Tout d’abord, la Société des Nations est sans intérêt : « un groupe de puissances ne pourra plus… imposer… sa volonté à l’une de ces nations privilégiées auxquelles le front continu est accessible parce que cette nation sera bien trop sûre de son invulnérabilité pour se laisser influencer par une pression diplomatique ».
Ainsi le front continu évite-t-il « à l’humanité les guerres de coalition qu’un pacte de sécurité collective rigoureusement observé ne manquerait pas de provoquer ».
En outre, il est impossible de porter secours à des pays éloignés : « l’intervention armée des États-Unis en Europe est par application du même principe d’une efficacité restreinte », et, « pour n’avoir pas compris cela, notre diplomatie a mis le bras de la France dans des engrenages excessivement dangereux ; après 1918 elle a promis notre aide à des nations éloignées, que nous ne pouvions pas aider… Comment se fait-il que nous n’ayons pas dénoncé les alliances devenues dangereuses ? La stratégie classique a le droit de s’en étonner ».
Au surplus, pourquoi s’intéresser à ces petites nations ? Le général nous l’explique : « Possible dans le cadre d’un grand pays qui la protège et l’alimente, la vie d’une petite race peut très bien se révéler détestable si elle est livrée à elle-même… » « La liberté des peuples à disposer d’eux-mêmes (sic) est une formule superflue quand ces peuples ont le pouvoir d’imposer leur liberté aux autres, tandis qu’elle est dangereuse dans le cas contraire.

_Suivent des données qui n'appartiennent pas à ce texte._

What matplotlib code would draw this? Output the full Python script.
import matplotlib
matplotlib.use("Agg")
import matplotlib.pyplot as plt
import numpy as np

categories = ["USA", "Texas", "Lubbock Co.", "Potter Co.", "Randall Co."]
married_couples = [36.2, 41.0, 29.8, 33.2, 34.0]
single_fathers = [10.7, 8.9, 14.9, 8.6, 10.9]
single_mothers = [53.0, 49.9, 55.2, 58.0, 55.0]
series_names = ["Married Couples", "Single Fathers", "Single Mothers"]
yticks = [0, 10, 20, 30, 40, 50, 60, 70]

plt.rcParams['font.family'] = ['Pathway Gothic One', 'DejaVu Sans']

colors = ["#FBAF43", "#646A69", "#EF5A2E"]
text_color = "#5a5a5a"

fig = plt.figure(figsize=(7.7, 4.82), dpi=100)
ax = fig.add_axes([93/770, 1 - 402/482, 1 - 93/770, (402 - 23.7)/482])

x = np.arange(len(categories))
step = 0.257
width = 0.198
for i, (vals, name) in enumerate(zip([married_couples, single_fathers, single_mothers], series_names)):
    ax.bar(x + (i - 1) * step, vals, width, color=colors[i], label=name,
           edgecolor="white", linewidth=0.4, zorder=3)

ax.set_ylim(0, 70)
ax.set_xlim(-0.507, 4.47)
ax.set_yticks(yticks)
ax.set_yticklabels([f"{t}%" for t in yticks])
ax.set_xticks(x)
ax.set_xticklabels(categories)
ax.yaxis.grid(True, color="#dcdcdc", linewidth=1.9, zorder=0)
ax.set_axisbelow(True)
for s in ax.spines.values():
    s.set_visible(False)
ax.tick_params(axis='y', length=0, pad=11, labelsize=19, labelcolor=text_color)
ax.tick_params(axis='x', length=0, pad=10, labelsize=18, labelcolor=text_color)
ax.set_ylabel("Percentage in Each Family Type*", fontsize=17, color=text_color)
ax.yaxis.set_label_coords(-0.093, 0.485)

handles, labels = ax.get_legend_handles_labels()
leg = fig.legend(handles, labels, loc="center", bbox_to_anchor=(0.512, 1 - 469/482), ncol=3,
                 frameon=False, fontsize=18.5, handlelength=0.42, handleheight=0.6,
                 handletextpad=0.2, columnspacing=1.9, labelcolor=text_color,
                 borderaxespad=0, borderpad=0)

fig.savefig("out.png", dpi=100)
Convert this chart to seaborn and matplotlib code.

Que de bonnes âmes ouvrant à des serins la porte de leur cage croient fermement leur rendre service, c’est à la rigueur excusable. Mais que les auteurs d’un traité aient sur les possibilités d’existence des groupements humains des idées aussi simples, c’est une source de graves déboires. »
Nous voyons ici percer le bout de l’oreille, le général emporté par la passion est sorti du terrain strictement militaire pour passer à celui de la philosophie politique et ce qu’il nous dit à ce sujet n’est guère neuf. Il nous semble l’avoir entendu déjà et l’on ne peut s’étonner de la singulière convergence qui existe entre les thèses du général et celles de l’Allemagne. En vérité, bien que le maréchal Pétain, avec son horreur habituelle des responsabilités, ait esquissé dans sa préface le geste de se dérober derrière les conclusions politiques du général, on ne peut s’empêcher de penser qu’en présentant son œuvre au public français, il s’est gravement compromis.
Car enfin de telles lignes écrites en 1938, l’année de l’annexion de l’Autriche et de l’accord de Munich, qui donc ne voit où elles aboutissent. Privant la France d’alliés, lui interdisant toute tentative de contact avec les États-Unis et bien entendu la Russie elles aboutissent à laisser carte blanche à l’Allemagne dans toute l’Europe orientale en donnant à la France pour seule sécurité la théorie des fronts continus et un armement toujours plus poussé. C’est précisément ce que souhaitait l’Allemagne, c’est ce qu’elle a tenté de nous imposer jusqu’au bout, c’est le système qui, en détruisant la Tchécoslovaquie et en dispersant toutes les amitiés réunies par la France en 1918, a permis à l’Allemagne de nous écraser seuls et à coup sûr.
De telles conclusions sont d’une importance si grande que leur auteur n’a pu manquer de l’apercevoir. La seule technique militaire ne peut expliquer qu’il s’y soit rallié. Nous sommes là en présence d’une politique qui s’est dissimulée sous le masque de la technique militaire en lui empruntant des arguments de circonstance et cette politique est celle que nous suggérait l’Allemagne. On pensait jusqu’ici que le maréchal Pétain en appuyant l’ouvrage du général Chauvineau s’était borné à soutenir des sottises et qu’il se rendait complice d’une simple erreur militaire. Nous ne songeons pas à contester ici la médiocrité du Maréchal mais il importe de se rendre compte qu’elle ne l’a pas empêché de se mettre au service d’une manœuvre politique destinée à aider l’ennemi et de se rendre ainsi coupable d’une véritable trahison.
Le jour viendra en effet et peut-être bientôt où il sera possible de faire la lumière sur les intrigues menées chez nous de 1933 à 1939 en faveur de l’Axe Rome-Berlin pour lui livrer la domination de l’Europe en détruisant de nos propres mains tout l’édifice de nos alliances et de nos amitiés. Les responsabilités des militaires français ne peuvent se séparer sur ce point de celles des politiciens comme Laval, des journalistes comme Brinon, des hommes d’affaires comme ceux du Creusot, des hommes de main comme les agitateurs du 6 février, mais si elles ne sont pas les seules elles n’en apparaissent que comme plus dangereuses et plus coupables pour s’être laissé entraîner dans ce vaste ensemble. Dans l’instruction du procès de la vaste entreprise de trahison, le livre du général Chauvineau constitue dès aujourd’hui un document de tout premier ordre.